Task directions: Print the listing in its entirety and exactly, leaving out images.

=== Material provided ===

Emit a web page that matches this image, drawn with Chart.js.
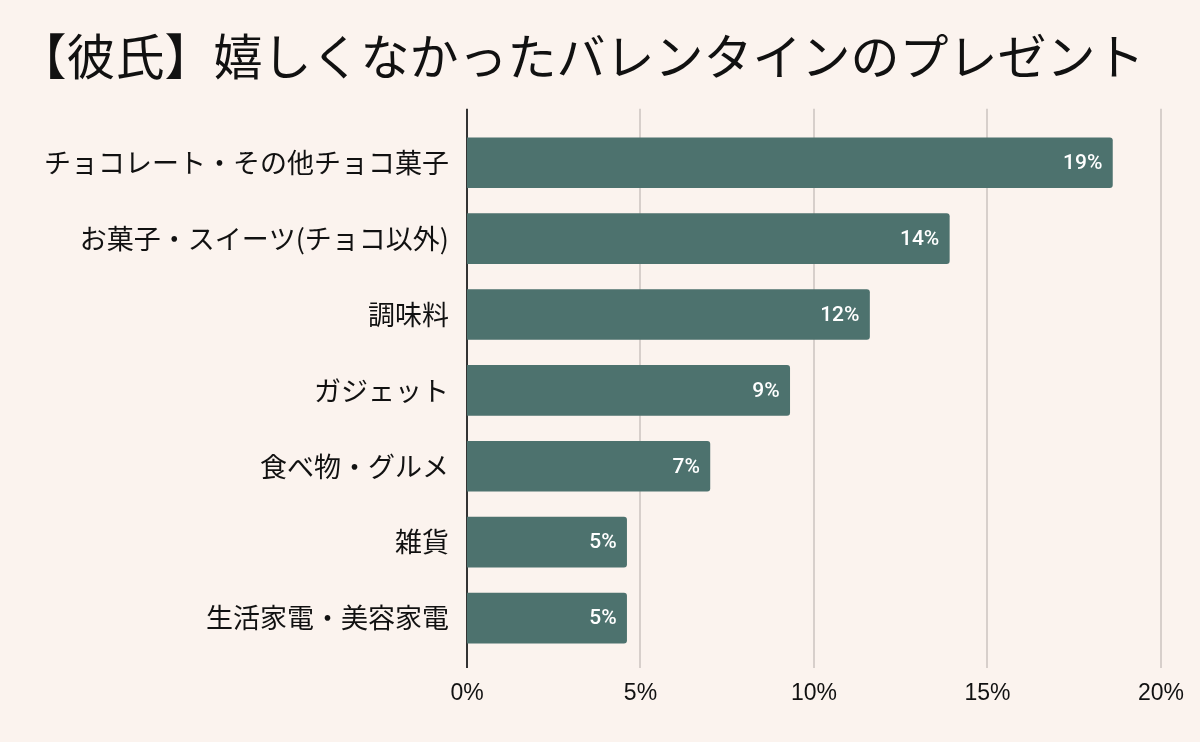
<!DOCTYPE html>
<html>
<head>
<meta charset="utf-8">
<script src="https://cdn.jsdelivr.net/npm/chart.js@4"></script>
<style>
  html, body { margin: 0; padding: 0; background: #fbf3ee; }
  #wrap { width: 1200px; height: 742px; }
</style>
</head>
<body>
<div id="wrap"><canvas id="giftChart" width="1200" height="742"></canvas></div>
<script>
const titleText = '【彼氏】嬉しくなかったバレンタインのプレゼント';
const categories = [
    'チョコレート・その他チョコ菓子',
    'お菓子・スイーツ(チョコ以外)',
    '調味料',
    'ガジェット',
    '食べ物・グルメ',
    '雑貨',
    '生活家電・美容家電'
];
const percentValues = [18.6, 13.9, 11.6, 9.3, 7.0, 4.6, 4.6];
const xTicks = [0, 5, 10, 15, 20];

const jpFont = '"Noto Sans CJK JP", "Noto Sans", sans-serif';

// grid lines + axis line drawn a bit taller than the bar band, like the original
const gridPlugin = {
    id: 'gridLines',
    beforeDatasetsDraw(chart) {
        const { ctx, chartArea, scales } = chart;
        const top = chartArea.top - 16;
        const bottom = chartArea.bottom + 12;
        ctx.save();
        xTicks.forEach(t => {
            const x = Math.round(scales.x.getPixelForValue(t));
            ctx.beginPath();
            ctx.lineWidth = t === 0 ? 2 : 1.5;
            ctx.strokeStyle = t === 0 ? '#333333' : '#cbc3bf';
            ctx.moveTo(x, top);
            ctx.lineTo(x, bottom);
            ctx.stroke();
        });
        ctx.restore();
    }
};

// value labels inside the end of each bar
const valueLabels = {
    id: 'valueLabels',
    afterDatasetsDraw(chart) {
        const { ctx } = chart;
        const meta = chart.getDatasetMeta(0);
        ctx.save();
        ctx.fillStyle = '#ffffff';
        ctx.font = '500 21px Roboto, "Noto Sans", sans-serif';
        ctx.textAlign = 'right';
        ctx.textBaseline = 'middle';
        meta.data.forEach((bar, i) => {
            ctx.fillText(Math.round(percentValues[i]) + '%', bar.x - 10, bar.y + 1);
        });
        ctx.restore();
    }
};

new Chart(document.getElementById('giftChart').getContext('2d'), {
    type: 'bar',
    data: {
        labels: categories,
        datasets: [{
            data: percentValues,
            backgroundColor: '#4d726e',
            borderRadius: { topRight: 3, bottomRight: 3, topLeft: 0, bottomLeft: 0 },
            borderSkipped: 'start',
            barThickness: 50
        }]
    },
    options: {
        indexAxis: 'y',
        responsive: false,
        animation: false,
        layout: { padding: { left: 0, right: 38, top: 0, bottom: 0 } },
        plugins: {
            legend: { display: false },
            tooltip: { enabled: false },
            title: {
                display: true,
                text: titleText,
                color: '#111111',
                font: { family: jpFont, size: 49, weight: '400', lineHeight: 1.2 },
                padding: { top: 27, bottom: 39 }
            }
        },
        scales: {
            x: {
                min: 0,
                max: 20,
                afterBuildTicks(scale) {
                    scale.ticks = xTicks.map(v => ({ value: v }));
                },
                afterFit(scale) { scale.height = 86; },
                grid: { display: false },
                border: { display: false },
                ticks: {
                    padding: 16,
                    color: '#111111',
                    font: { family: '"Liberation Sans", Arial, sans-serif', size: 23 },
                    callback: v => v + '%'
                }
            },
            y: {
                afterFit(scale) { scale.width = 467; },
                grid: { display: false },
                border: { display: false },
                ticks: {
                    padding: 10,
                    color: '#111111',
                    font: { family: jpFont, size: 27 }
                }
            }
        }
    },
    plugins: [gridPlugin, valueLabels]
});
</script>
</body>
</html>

===

Answer to this problem:
Emit a web page that matches this image, drawn with Chart.js.
<!DOCTYPE html>
<html>
<head>
<meta charset="utf-8">
<script src="https://cdn.jsdelivr.net/npm/chart.js@4"></script>
<style>
  html, body { margin: 0; padding: 0; background: #fbf3ee; }
  #wrap { width: 1200px; height: 742px; }
</style>
</head>
<body>
<div id="wrap"><canvas id="giftChart" width="1200" height="742"></canvas></div>
<script>
const titleText = '【彼氏】嬉しくなかったバレンタインのプレゼント';
const categories = [
    'チョコレート・その他チョコ菓子',
    'お菓子・スイーツ(チョコ以外)',
    '調味料',
    'ガジェット',
    '食べ物・グルメ',
    '雑貨',
    '生活家電・美容家電'
];
const percentValues = [18.6, 13.9, 11.6, 9.3, 7.0, 4.6, 4.6];
const xTicks = [0, 5, 10, 15, 20];

const jpFont = '"Noto Sans CJK JP", "Noto Sans", sans-serif';

// grid lines + axis line drawn a bit taller than the bar band, like the original
const gridPlugin = {
    id: 'gridLines',
    beforeDatasetsDraw(chart) {
        const { ctx, chartArea, scales } = chart;
        const top = chartArea.top - 16;
        const bottom = chartArea.bottom + 12;
        ctx.save();
        xTicks.forEach(t => {
            const x = Math.round(scales.x.getPixelForValue(t));
            ctx.beginPath();
            ctx.lineWidth = t === 0 ? 2 : 1.5;
            ctx.strokeStyle = t === 0 ? '#333333' : '#cbc3bf';
            ctx.moveTo(x, top);
            ctx.lineTo(x, bottom);
            ctx.stroke();
        });
        ctx.restore();
    }
};

// value labels inside the end of each bar
const valueLabels = {
    id: 'valueLabels',
    afterDatasetsDraw(chart) {
        const { ctx } = chart;
        const meta = chart.getDatasetMeta(0);
        ctx.save();
        ctx.fillStyle = '#ffffff';
        ctx.font = '500 21px Roboto, "Noto Sans", sans-serif';
        ctx.textAlign = 'right';
        ctx.textBaseline = 'middle';
        meta.data.forEach((bar, i) => {
            ctx.fillText(Math.round(percentValues[i]) + '%', bar.x - 10, bar.y + 1);
        });
        ctx.restore();
    }
};

new Chart(document.getElementById('giftChart').getContext('2d'), {
    type: 'bar',
    data: {
        labels: categories,
        datasets: [{
            data: percentValues,
            backgroundColor: '#4d726e',
            borderRadius: { topRight: 3, bottomRight: 3, topLeft: 0, bottomLeft: 0 },
            borderSkipped: 'start',
            barThickness: 50
        }]
    },
    options: {
        indexAxis: 'y',
        responsive: false,
        animation: false,
        layout: { padding: { left: 0, right: 38, top: 0, bottom: 0 } },
        plugins: {
            legend: { display: false },
            tooltip: { enabled: false },
            title: {
                display: true,
                text: titleText,
                color: '#111111',
                font: { family: jpFont, size: 49, weight: '400', lineHeight: 1.2 },
                padding: { top: 27, bottom: 39 }
            }
        },
        scales: {
            x: {
                min: 0,
                max: 20,
                afterBuildTicks(scale) {
                    scale.ticks = xTicks.map(v => ({ value: v }));
                },
                afterFit(scale) { scale.height = 86; },
                grid: { display: false },
                border: { display: false },
                ticks: {
                    padding: 16,
                    color: '#111111',
                    font: { family: '"Liberation Sans", Arial, sans-serif', size: 23 },
                    callback: v => v + '%'
                }
            },
            y: {
                afterFit(scale) { scale.width = 467; },
                grid: { display: false },
                border: { display: false },
                ticks: {
                    padding: 10,
                    color: '#111111',
                    font: { family: jpFont, size: 27 }
                }
            }
        }
    },
    plugins: [gridPlugin, valueLabels]
});
</script>
</body>
</html>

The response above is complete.